= Courier Car Co =

Defunct American motor vehicle manufacturer

The Courier Car Co. was an automobile manufacturer formed in 1909 by the Stoddard-Dayton Company in Dayton, Ohio, to produce smaller, lighter and lower-priced models than the luxury automobiles produced by Stoddard Dayton.

Its advertisements were early advocates of the compact car: "Don't buy more car than you need ... Don't you buy a car of greater power or capacity than you need." The cars were built on a 100 in wheelbase and powered by a 22.5 hp engine. Four-cylinder models (3245 cc and 3638 cc) were produced.

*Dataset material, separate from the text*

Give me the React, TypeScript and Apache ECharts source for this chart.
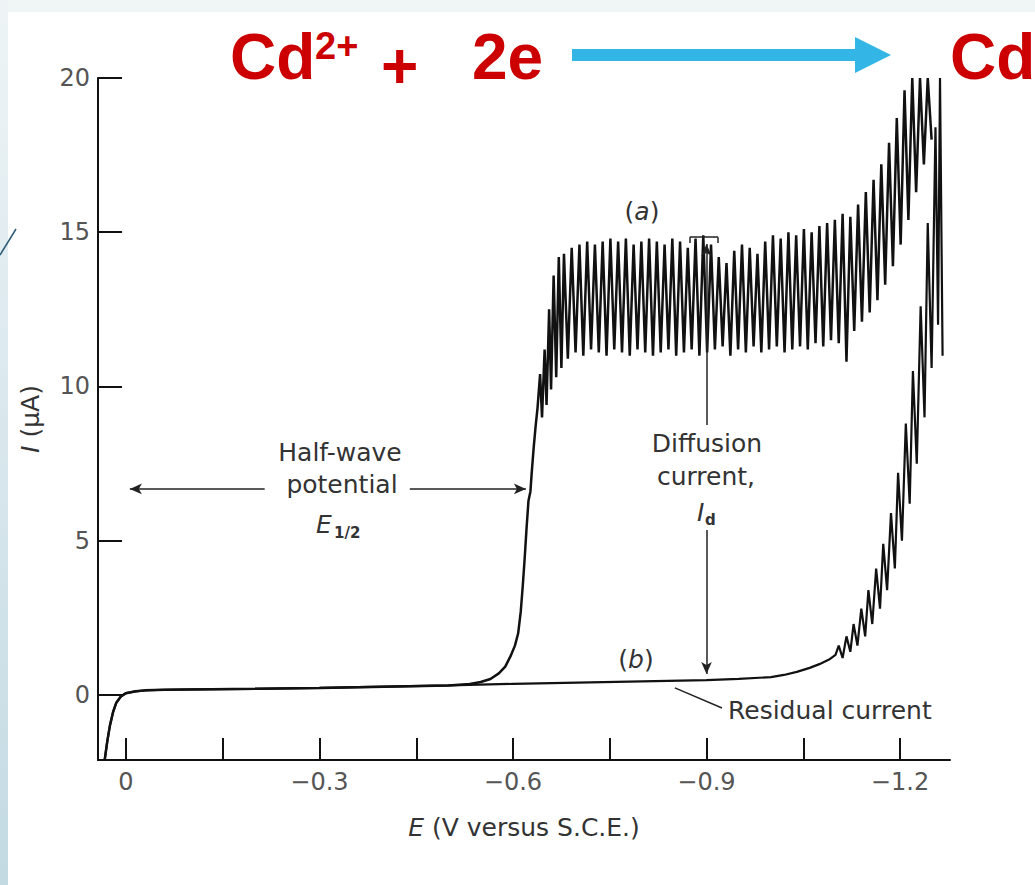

The car was comparable in size to the Ford Model T, but had three forward gears to Ford's two and the Courier was a snappier performer. Only two body styles were offered: an open, four-passenger touring car and a sporty, two-seater sportster.

Like Stoddard-Dayton, Courier formed part in the United States Motor Company. After the acquisition by United States Motors, the 1912 models were called Courier Clermonts. Production ceased in 1913, when United States Motor Company failed.

The Courier plant occupied what had been the Kinsey Manufacturing building on the southwest corner of Wayne Avenue and State Street (now Fourth Street), which now houses the Dayton Plumbing Supply Co.

The discovery and restoration of a Courier is featured in a chapter of Ralph Steubenrauch's classic book The Fun of Old Cars.